I have been busy for a few days because I have had papers to complete for my online classes. I have been taking education courses with the hopes of becoming a teacher after the summer. I just want a piece of that lucrative teaching salary...I know, I know. In reality, I think it should be fun. It is a steady job, with summers off and I like working with kids, not in a Michael Jackson kind of way, but in a fun way. It should also be a good experience in getting some insight for writing for children. In any event, I had to finish these papers and did not have time for blogging, writing for me or much else. The main thing that I was upset about, was not writing about the season finale of LOST.
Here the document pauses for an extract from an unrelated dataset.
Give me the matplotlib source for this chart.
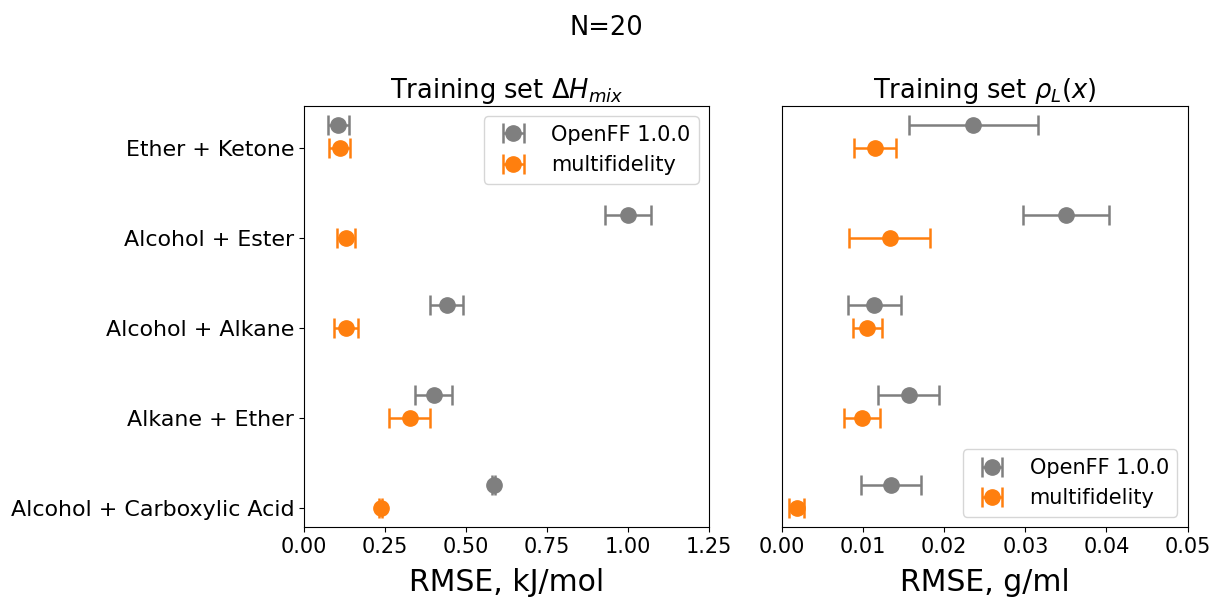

About LOST, Oh, my G-d! I loved it. I am upset about a lot of the things that happened. First off, they killed Michael?! They just brought him back. Why bring him back if they were going to kill him off? I read that the actor Harold Perrineau was upset about that as well. I did want to see him get back together with Walt. Sure, he did bad things, but all for the sake of his son. Almost any parent would do anything for their kids. I hope they bring the character back either next season or the last. I do not believe Jin is dead. At least, I hope not. I am glad Sawyer will still be there, but if this is it for Desmond, I will be greatly annoyed about that as well. I think he might have grown to be my favorite now and it does not look good for his involvement for next season. I do believe he will be back as well, but not to the degree that he was this year. Also, what was up with Locke in the coffin? I always felt that the person in the coffin was either Locke or Michael, so I was not that surprised, but I have to know how it came to that. Having to wait now until January of '09 is crazy. EIGHT MONTHS!!

From what I understand, Billy Buttles is almost ready to go and be available online in places like Amazon and BN.com. Even though I self-published this one, it will still be exciting to see my work in print. I am proud of it and I think it is good and fun, so wish me luck.

My follow-up book, I am still sending out query letters for and I just found out that a friend has a relative at Abrams. I sent it to her and now we'll just wait and see. My friend and her kid liked it and even though it doesn't mean anything, it was encouraging.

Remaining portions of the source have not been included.